>>>

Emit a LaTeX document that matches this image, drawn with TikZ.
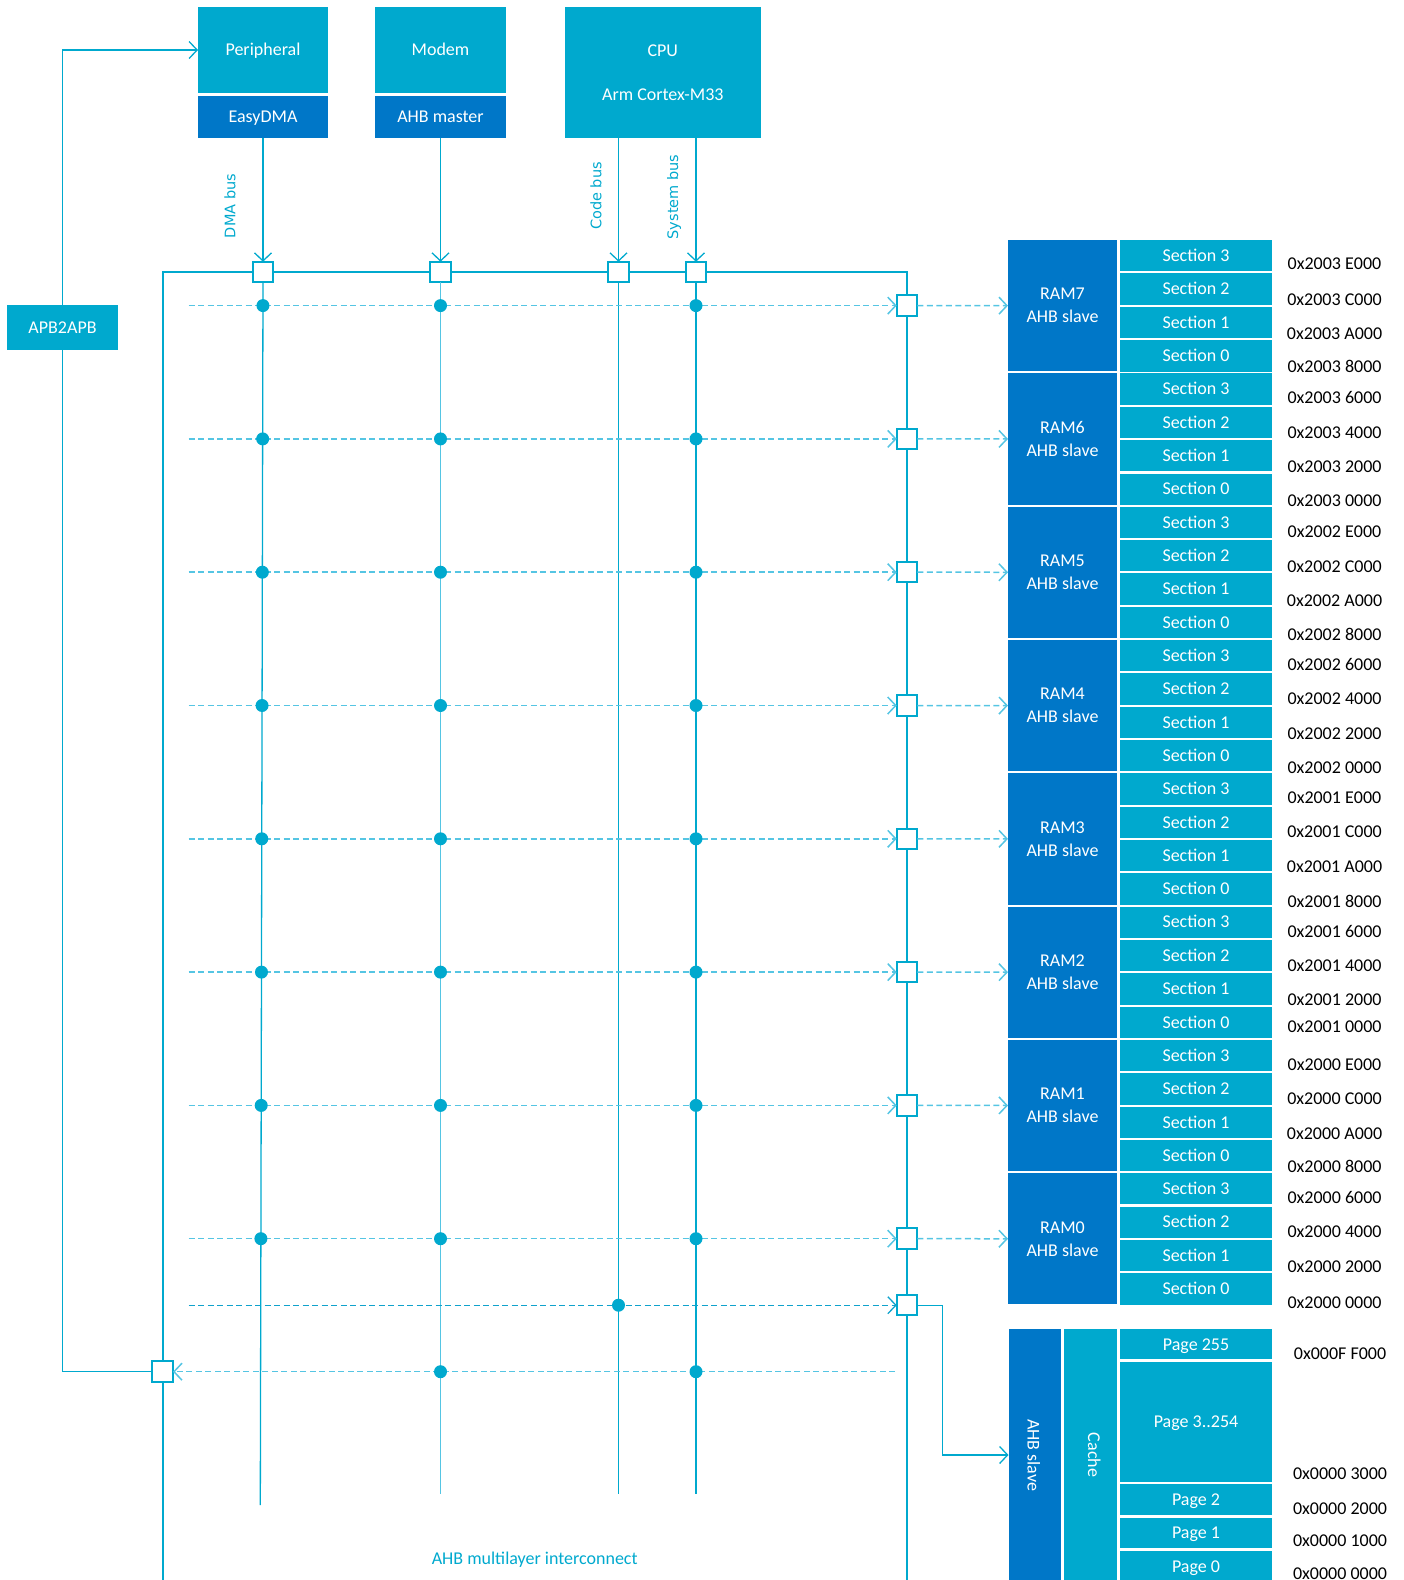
\documentclass[tikz,border=0pt]{standalone}
\usepackage{fontspec}
\setmainfont{Carlito}
\newfontfamily\busfont{DejaVu Sans}
\usetikzlibrary{arrows.meta}
\definecolor{cy}{HTML}{00A9CE}
\definecolor{db}{HTML}{0077C8}
\definecolor{lc}{HTML}{55C5E3}
\definecolor{cd}{HTML}{0FA2CC}
\begin{document}
\begin{tikzpicture}[x=1pt,y=-1pt,
 every node/.style={inner sep=0pt, outer sep=0pt},
 fnt/.style={font=\fontsize{18}{23}\selectfont},
 one/.style={text height=11.6pt, text depth=0pt},
 cbox/.style={fnt, fill=cy, text=white},
 dbox/.style={fnt, fill=db, text=white},
 sqr/.style={draw=cy, fill=white, line width=2pt, minimum size=20.5pt},
 dot/.style={circle, fill=cy, minimum size=13pt},
 frame/.style={draw=cy, line width=2.4pt},
 col/.style={draw=cy, line width=1.3pt},
 lcol/.style={draw=lc, line width=1.3pt},
 dsh/.style={draw=lc, line width=1.5pt, dash pattern=on 6pt off 3.5pt},
 dshd/.style={draw=cd, line width=1.3pt, dash pattern=on 6pt off 3.5pt},
 tip/.style={-{Straight Barb[length=8pt,width=17pt]}},
 addr/.style={fnt, one, text=black},
 buslbl/.style={font=\busfont\fontsize{14.5}{17}\selectfont, text=cy, rotate=90},
]
\useasboundingbox (0,0) rectangle (1404,1580);

% masters
\node[cbox, one, minimum width=130pt, minimum height=86pt] (per) at (263,50) {Peripheral};
\node[dbox, one, minimum width=130pt, minimum height=42pt] (edma) at (263,117) {EasyDMA};
\node[cbox, one, minimum width=130.5pt, minimum height=86pt] (mod) at (440.5,50) {Modem};
\node[dbox, one, minimum width=130.5pt, minimum height=42pt] (ahbm) at (440.5,117) {AHB master};
\node[cbox, align=center, minimum width=196.4pt, minimum height=131pt] (cpu) at (662.8,72.5) {CPU\\[21pt]Arm Cortex-M33};
\node[cbox, one, minimum width=111pt, minimum height=45pt] (apb) at (62.5,327.5) {APB2APB};

% frame of interconnect
\coordinate (fbl) at (163,1584);
\coordinate (ftl) at (163,272);
\coordinate (ftr) at (907,272);
\coordinate (fbr) at (907,1584);
\draw[frame] (fbl) -- (ftl) -- (ftr) -- (fbr);

% master ports
\node[sqr] (sqD) at (263,272) {};
\node[sqr] (sqM) at (440.5,272) {};
\node[sqr] (sqC) at (618.5,272) {};
\node[sqr] (sqS) at (696,272) {};

\draw[col,tip] (edma.south) -- (sqD.north);
\draw[col,tip] (ahbm.south) -- (sqM.north);
\draw[col,tip] (cpu.south -| sqC) -- (sqC.north);
\draw[col,tip] (cpu.south -| sqS) -- (sqS.north);

\node[buslbl] (lblD) at (230,206) {DMA bus};
\node[buslbl] (lblC) at (596,196) {Code bus};
\node[buslbl] (lblS) at (674,197) {System bus};

% bus columns
\coordinate (eD) at (260.3,1505);
\coordinate (eM) at (440.5,1494);
\coordinate (eC) at (618.5,1494);
\coordinate (eS) at (696,1494);
\draw[col] (sqD.south) -- (eD);
\draw[lcol] (sqM.south) -- (eM);
\draw[col] (sqC.south) -- (eC);
\draw[col] (sqS.south) -- (eS);

% RAM rows
\foreach \n [count=\k from 0] in {7,6,5,4,3,2,1,0} {
  \pgfmathsetmacro\yc{305.6+133.3*\k}
  \pgfmathsetmacro\yt{240+133.3*\k}
  \pgfmathsetmacro\dx{263-0.0022*(\yc-283)}
  \coordinate (L\n) at (188.5,\yc);
  \node[sqr] (R\n) at (907,\yc) {};
  \draw[dsh,tip] (L\n) -- (R\n.west);
  \node[dot] (dD\n) at (\dx,\yc) {};
  \node[dot] (dM\n) at (440.5,\yc) {};
  \node[dot] (dS\n) at (696,\yc) {};
  \node[dbox, align=center, minimum width=109pt, minimum height=131.3pt] (ram\n) at (1062.5,\yt+65.65) {RAM\n\\AHB slave};
  \draw[dsh,tip] (R\n.east) -- (ram\n.west);
  \foreach \s [count=\j from 0] in {3,2,1,0} {
    \node[cbox, one, minimum width=152.5pt, minimum height=31.3pt] (s\n\s) at (1196,\yt+15.65+33.4*\j) {Section \s};
  }
}

% code bus row to flash
\coordinate (LC) at (188.5,1305.2);
\node[sqr] (RC) at (907,1305.2) {};
\draw[dshd,tip] (LC) -- (RC.west);
\node[dot] (dC) at (618.5,1305.2) {};
\node[dbox, minimum width=52.7pt, minimum height=252pt] (fahb) at (1034.85,1455) {};
\node[fnt, one, text=white, rotate=-90] (fahbT) at (1033.5,1455) {AHB slave};
\node[cbox, minimum width=52.7pt, minimum height=252pt] (cache) at (1090.35,1455) {};
\node[fnt, one, text=white, rotate=-90] (cacheT) at (1094,1455) {Cache};
\coordinate (bend) at (942.2,1305.2);
\draw[col,tip] (RC.east) -- (bend) |- (fahb.west);

\node[cbox, one, minimum width=152.5pt, minimum height=30.3pt] (p255) at (1196,1344.2) {Page 255};
\node[cbox, one, minimum width=152.5pt, minimum height=119.4pt] (p3) at (1196,1422) {Page 3..254};
\node[cbox, one, minimum width=152.5pt, minimum height=30.7pt] (p2) at (1196,1499.7) {Page 2};
\node[cbox, one, minimum width=152.5pt, minimum height=30.3pt] (p1) at (1196,1532.9) {Page 1};
\node[cbox, one, minimum width=152.5pt, minimum height=31pt] (p0) at (1196,1566.2) {Page 0};

% APB row
\node[sqr] (sqA) at (162.7,1371.7) {};
\coordinate (RA) at (895,1371.7);
\draw[dsh,tip] (RA) -- (sqA.east);
\node[dot] (dMA) at (440.5,1371.7) {};
\node[dot] (dSA) at (696,1371.7) {};
\draw[col,tip] (apb.north) |- (per.west);
\draw[col] (apb.south) |- (sqA.west);

\node[fnt, one, text=cy] (ml) at (534.7,1559) {AHB multilayer interconnect};

% addresses
\foreach \yy/\t [count=\i] in {264.1/0x2003 E000, 299.3/0x2003 C000, 333.6/0x2003 A000, 366.9/0x2003 8000,
  398.1/0x2003 6000, 432.4/0x2003 4000, 466.7/0x2003 2000, 500.9/0x2003 0000,
  531.2/0x2002 E000, 566.4/0x2002 C000, 600.7/0x2002 A000, 635.0/0x2002 8000,
  664.2/0x2002 6000, 698.5/0x2002 4000, 733.7/0x2002 2000, 768.0/0x2002 0000,
  797.2/0x2001 E000, 831.5/0x2001 C000, 866.8/0x2001 A000, 902.1/0x2001 8000,
  931.3/0x2001 6000, 965.6/0x2001 4000, 999.8/0x2001 2000, 1027.0/0x2001 0000,
  1064.3/0x2000 E000, 1098.6/0x2000 C000, 1133.9/0x2000 A000, 1167.1/0x2000 8000,
  1197.4/0x2000 6000, 1231.6/0x2000 4000, 1266.9/0x2000 2000, 1302.2/0x2000 0000} {
  \node[addr] (adr\i) at (1334.5,\yy) {\t};
}
\foreach \yy/\t [count=\i] in {1353.3/0x000F F000, 1474/0x0000 3000, 1508.3/0x0000 2000,
  1541/0x0000 1000, 1573.3/0x0000 0000} {
  \node[addr] (fadr\i) at (1340,\yy) {\t};
}
\end{tikzpicture}
\end{document}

<<<

§ WORK TO COMPLETE: Copy out each line exactly, without the pictures.

§ ANSWER TO THE TASK:
Emit a LaTeX document that matches this image, drawn with TikZ.
\documentclass[tikz,border=0pt]{standalone}
\usepackage{fontspec}
\setmainfont{Carlito}
\newfontfamily\busfont{DejaVu Sans}
\usetikzlibrary{arrows.meta}
\definecolor{cy}{HTML}{00A9CE}
\definecolor{db}{HTML}{0077C8}
\definecolor{lc}{HTML}{55C5E3}
\definecolor{cd}{HTML}{0FA2CC}
\begin{document}
\begin{tikzpicture}[x=1pt,y=-1pt,
 every node/.style={inner sep=0pt, outer sep=0pt},
 fnt/.style={font=\fontsize{18}{23}\selectfont},
 one/.style={text height=11.6pt, text depth=0pt},
 cbox/.style={fnt, fill=cy, text=white},
 dbox/.style={fnt, fill=db, text=white},
 sqr/.style={draw=cy, fill=white, line width=2pt, minimum size=20.5pt},
 dot/.style={circle, fill=cy, minimum size=13pt},
 frame/.style={draw=cy, line width=2.4pt},
 col/.style={draw=cy, line width=1.3pt},
 lcol/.style={draw=lc, line width=1.3pt},
 dsh/.style={draw=lc, line width=1.5pt, dash pattern=on 6pt off 3.5pt},
 dshd/.style={draw=cd, line width=1.3pt, dash pattern=on 6pt off 3.5pt},
 tip/.style={-{Straight Barb[length=8pt,width=17pt]}},
 addr/.style={fnt, one, text=black},
 buslbl/.style={font=\busfont\fontsize{14.5}{17}\selectfont, text=cy, rotate=90},
]
\useasboundingbox (0,0) rectangle (1404,1580);

% masters
\node[cbox, one, minimum width=130pt, minimum height=86pt] (per) at (263,50) {Peripheral};
\node[dbox, one, minimum width=130pt, minimum height=42pt] (edma) at (263,117) {EasyDMA};
\node[cbox, one, minimum width=130.5pt, minimum height=86pt] (mod) at (440.5,50) {Modem};
\node[dbox, one, minimum width=130.5pt, minimum height=42pt] (ahbm) at (440.5,117) {AHB master};
\node[cbox, align=center, minimum width=196.4pt, minimum height=131pt] (cpu) at (662.8,72.5) {CPU\\[21pt]Arm Cortex-M33};
\node[cbox, one, minimum width=111pt, minimum height=45pt] (apb) at (62.5,327.5) {APB2APB};

% frame of interconnect
\coordinate (fbl) at (163,1584);
\coordinate (ftl) at (163,272);
\coordinate (ftr) at (907,272);
\coordinate (fbr) at (907,1584);
\draw[frame] (fbl) -- (ftl) -- (ftr) -- (fbr);

% master ports
\node[sqr] (sqD) at (263,272) {};
\node[sqr] (sqM) at (440.5,272) {};
\node[sqr] (sqC) at (618.5,272) {};
\node[sqr] (sqS) at (696,272) {};

\draw[col,tip] (edma.south) -- (sqD.north);
\draw[col,tip] (ahbm.south) -- (sqM.north);
\draw[col,tip] (cpu.south -| sqC) -- (sqC.north);
\draw[col,tip] (cpu.south -| sqS) -- (sqS.north);

\node[buslbl] (lblD) at (230,206) {DMA bus};
\node[buslbl] (lblC) at (596,196) {Code bus};
\node[buslbl] (lblS) at (674,197) {System bus};

% bus columns
\coordinate (eD) at (260.3,1505);
\coordinate (eM) at (440.5,1494);
\coordinate (eC) at (618.5,1494);
\coordinate (eS) at (696,1494);
\draw[col] (sqD.south) -- (eD);
\draw[lcol] (sqM.south) -- (eM);
\draw[col] (sqC.south) -- (eC);
\draw[col] (sqS.south) -- (eS);

% RAM rows
\foreach \n [count=\k from 0] in {7,6,5,4,3,2,1,0} {
  \pgfmathsetmacro\yc{305.6+133.3*\k}
  \pgfmathsetmacro\yt{240+133.3*\k}
  \pgfmathsetmacro\dx{263-0.0022*(\yc-283)}
  \coordinate (L\n) at (188.5,\yc);
  \node[sqr] (R\n) at (907,\yc) {};
  \draw[dsh,tip] (L\n) -- (R\n.west);
  \node[dot] (dD\n) at (\dx,\yc) {};
  \node[dot] (dM\n) at (440.5,\yc) {};
  \node[dot] (dS\n) at (696,\yc) {};
  \node[dbox, align=center, minimum width=109pt, minimum height=131.3pt] (ram\n) at (1062.5,\yt+65.65) {RAM\n\\AHB slave};
  \draw[dsh,tip] (R\n.east) -- (ram\n.west);
  \foreach \s [count=\j from 0] in {3,2,1,0} {
    \node[cbox, one, minimum width=152.5pt, minimum height=31.3pt] (s\n\s) at (1196,\yt+15.65+33.4*\j) {Section \s};
  }
}

% code bus row to flash
\coordinate (LC) at (188.5,1305.2);
\node[sqr] (RC) at (907,1305.2) {};
\draw[dshd,tip] (LC) -- (RC.west);
\node[dot] (dC) at (618.5,1305.2) {};
\node[dbox, minimum width=52.7pt, minimum height=252pt] (fahb) at (1034.85,1455) {};
\node[fnt, one, text=white, rotate=-90] (fahbT) at (1033.5,1455) {AHB slave};
\node[cbox, minimum width=52.7pt, minimum height=252pt] (cache) at (1090.35,1455) {};
\node[fnt, one, text=white, rotate=-90] (cacheT) at (1094,1455) {Cache};
\coordinate (bend) at (942.2,1305.2);
\draw[col,tip] (RC.east) -- (bend) |- (fahb.west);

\node[cbox, one, minimum width=152.5pt, minimum height=30.3pt] (p255) at (1196,1344.2) {Page 255};
\node[cbox, one, minimum width=152.5pt, minimum height=119.4pt] (p3) at (1196,1422) {Page 3..254};
\node[cbox, one, minimum width=152.5pt, minimum height=30.7pt] (p2) at (1196,1499.7) {Page 2};
\node[cbox, one, minimum width=152.5pt, minimum height=30.3pt] (p1) at (1196,1532.9) {Page 1};
\node[cbox, one, minimum width=152.5pt, minimum height=31pt] (p0) at (1196,1566.2) {Page 0};

% APB row
\node[sqr] (sqA) at (162.7,1371.7) {};
\coordinate (RA) at (895,1371.7);
\draw[dsh,tip] (RA) -- (sqA.east);
\node[dot] (dMA) at (440.5,1371.7) {};
\node[dot] (dSA) at (696,1371.7) {};
\draw[col,tip] (apb.north) |- (per.west);
\draw[col] (apb.south) |- (sqA.west);

\node[fnt, one, text=cy] (ml) at (534.7,1559) {AHB multilayer interconnect};

% addresses
\foreach \yy/\t [count=\i] in {264.1/0x2003 E000, 299.3/0x2003 C000, 333.6/0x2003 A000, 366.9/0x2003 8000,
  398.1/0x2003 6000, 432.4/0x2003 4000, 466.7/0x2003 2000, 500.9/0x2003 0000,
  531.2/0x2002 E000, 566.4/0x2002 C000, 600.7/0x2002 A000, 635.0/0x2002 8000,
  664.2/0x2002 6000, 698.5/0x2002 4000, 733.7/0x2002 2000, 768.0/0x2002 0000,
  797.2/0x2001 E000, 831.5/0x2001 C000, 866.8/0x2001 A000, 902.1/0x2001 8000,
  931.3/0x2001 6000, 965.6/0x2001 4000, 999.8/0x2001 2000, 1027.0/0x2001 0000,
  1064.3/0x2000 E000, 1098.6/0x2000 C000, 1133.9/0x2000 A000, 1167.1/0x2000 8000,
  1197.4/0x2000 6000, 1231.6/0x2000 4000, 1266.9/0x2000 2000, 1302.2/0x2000 0000} {
  \node[addr] (adr\i) at (1334.5,\yy) {\t};
}
\foreach \yy/\t [count=\i] in {1353.3/0x000F F000, 1474/0x0000 3000, 1508.3/0x0000 2000,
  1541/0x0000 1000, 1573.3/0x0000 0000} {
  \node[addr] (fadr\i) at (1340,\yy) {\t};
}
\end{tikzpicture}
\end{document}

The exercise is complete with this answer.